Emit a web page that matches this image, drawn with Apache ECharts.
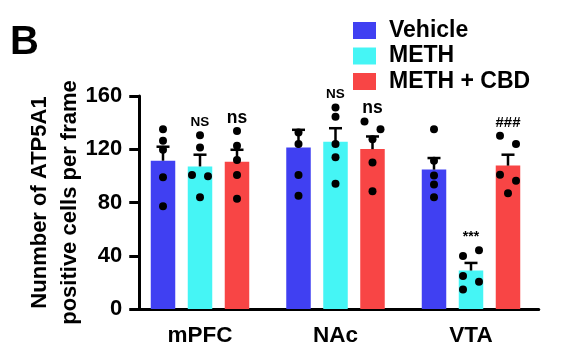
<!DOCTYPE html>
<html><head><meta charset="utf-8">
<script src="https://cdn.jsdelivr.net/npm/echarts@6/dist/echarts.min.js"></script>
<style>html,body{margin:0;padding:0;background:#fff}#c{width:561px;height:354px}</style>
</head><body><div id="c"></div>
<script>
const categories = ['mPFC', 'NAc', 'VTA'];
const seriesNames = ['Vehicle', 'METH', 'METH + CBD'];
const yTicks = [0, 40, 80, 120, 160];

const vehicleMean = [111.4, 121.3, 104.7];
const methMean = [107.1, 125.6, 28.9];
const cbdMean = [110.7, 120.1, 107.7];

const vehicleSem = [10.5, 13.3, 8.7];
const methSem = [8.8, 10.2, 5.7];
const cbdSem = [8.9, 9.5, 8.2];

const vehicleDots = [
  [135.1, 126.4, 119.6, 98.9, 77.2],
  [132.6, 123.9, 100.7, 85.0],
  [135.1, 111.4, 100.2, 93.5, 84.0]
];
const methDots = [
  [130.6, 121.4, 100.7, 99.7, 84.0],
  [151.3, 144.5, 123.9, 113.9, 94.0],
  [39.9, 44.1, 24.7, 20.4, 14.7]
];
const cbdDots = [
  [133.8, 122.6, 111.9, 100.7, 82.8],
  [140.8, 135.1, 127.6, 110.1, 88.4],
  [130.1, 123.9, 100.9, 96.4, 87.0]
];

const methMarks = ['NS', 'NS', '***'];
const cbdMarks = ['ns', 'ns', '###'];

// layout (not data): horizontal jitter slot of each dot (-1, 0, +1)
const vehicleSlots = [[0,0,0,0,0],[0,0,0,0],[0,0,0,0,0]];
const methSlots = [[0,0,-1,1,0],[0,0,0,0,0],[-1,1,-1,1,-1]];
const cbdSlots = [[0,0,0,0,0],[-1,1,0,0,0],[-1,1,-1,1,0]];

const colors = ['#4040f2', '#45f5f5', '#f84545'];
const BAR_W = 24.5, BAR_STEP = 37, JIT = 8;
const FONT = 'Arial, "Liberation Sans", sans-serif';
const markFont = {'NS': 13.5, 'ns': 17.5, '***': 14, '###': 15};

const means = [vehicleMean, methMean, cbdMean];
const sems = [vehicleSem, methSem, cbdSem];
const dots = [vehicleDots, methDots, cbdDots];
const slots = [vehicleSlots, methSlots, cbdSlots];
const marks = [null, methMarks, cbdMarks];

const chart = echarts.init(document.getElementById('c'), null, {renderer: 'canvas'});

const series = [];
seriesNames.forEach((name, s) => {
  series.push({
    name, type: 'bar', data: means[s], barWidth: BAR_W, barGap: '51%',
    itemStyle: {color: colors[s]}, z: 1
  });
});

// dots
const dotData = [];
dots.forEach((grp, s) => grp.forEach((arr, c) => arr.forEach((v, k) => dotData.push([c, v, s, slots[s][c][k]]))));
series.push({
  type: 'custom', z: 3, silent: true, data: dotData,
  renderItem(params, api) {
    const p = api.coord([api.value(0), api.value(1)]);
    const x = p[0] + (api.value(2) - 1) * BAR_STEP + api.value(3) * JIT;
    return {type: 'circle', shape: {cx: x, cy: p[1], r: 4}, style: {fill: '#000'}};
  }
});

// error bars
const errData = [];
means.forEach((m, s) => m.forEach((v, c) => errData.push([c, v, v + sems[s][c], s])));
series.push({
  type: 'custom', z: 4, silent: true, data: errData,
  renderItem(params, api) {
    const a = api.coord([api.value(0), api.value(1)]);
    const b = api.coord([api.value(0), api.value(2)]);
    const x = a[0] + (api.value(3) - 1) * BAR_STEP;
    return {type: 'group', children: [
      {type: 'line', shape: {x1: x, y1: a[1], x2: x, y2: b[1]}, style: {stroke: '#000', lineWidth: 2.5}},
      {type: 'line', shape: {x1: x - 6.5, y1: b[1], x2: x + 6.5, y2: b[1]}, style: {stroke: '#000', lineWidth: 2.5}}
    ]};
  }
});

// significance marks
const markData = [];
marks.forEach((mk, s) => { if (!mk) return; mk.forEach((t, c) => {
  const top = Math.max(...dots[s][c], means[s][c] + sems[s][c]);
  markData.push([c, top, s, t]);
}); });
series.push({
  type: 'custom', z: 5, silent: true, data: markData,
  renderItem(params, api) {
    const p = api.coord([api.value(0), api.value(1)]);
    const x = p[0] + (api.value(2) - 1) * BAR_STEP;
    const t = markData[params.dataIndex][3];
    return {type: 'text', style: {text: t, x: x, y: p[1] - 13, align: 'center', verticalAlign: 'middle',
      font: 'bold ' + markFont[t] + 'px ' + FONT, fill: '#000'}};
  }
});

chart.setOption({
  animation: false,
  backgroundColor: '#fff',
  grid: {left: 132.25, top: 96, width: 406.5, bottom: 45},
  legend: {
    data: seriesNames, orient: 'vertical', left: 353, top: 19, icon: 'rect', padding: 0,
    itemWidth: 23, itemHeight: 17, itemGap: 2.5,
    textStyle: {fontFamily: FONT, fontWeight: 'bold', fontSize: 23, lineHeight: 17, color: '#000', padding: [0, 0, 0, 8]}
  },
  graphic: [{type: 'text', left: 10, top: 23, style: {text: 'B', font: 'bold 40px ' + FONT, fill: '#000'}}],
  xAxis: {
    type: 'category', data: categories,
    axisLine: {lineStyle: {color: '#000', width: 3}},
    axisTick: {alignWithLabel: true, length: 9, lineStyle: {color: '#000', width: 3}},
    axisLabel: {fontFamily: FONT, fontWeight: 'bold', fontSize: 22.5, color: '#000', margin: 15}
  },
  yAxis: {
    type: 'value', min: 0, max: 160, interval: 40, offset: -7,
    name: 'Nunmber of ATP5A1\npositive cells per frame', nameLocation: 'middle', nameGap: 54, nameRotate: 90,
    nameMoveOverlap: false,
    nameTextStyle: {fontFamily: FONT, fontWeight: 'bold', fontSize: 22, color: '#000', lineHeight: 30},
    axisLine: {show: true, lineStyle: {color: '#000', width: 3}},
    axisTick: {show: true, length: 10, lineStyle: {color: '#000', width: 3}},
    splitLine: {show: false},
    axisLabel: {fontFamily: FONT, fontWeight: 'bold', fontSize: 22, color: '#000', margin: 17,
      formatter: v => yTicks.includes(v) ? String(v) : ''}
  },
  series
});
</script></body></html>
# # # # # # #
EXERCISE PROMPT — From the first line above to the line containing "const cbdSem = [8.9, 9.5, 8.2];", repeat each line exactly. Pictures stay out.

OUTPUT BELOW —
Emit a web page that matches this image, drawn with Apache ECharts.
<!DOCTYPE html>
<html><head><meta charset="utf-8">
<script src="https://cdn.jsdelivr.net/npm/echarts@6/dist/echarts.min.js"></script>
<style>html,body{margin:0;padding:0;background:#fff}#c{width:561px;height:354px}</style>
</head><body><div id="c"></div>
<script>
const categories = ['mPFC', 'NAc', 'VTA'];
const seriesNames = ['Vehicle', 'METH', 'METH + CBD'];
const yTicks = [0, 40, 80, 120, 160];

const vehicleMean = [111.4, 121.3, 104.7];
const methMean = [107.1, 125.6, 28.9];
const cbdMean = [110.7, 120.1, 107.7];

const vehicleSem = [10.5, 13.3, 8.7];
const methSem = [8.8, 10.2, 5.7];
const cbdSem = [8.9, 9.5, 8.2];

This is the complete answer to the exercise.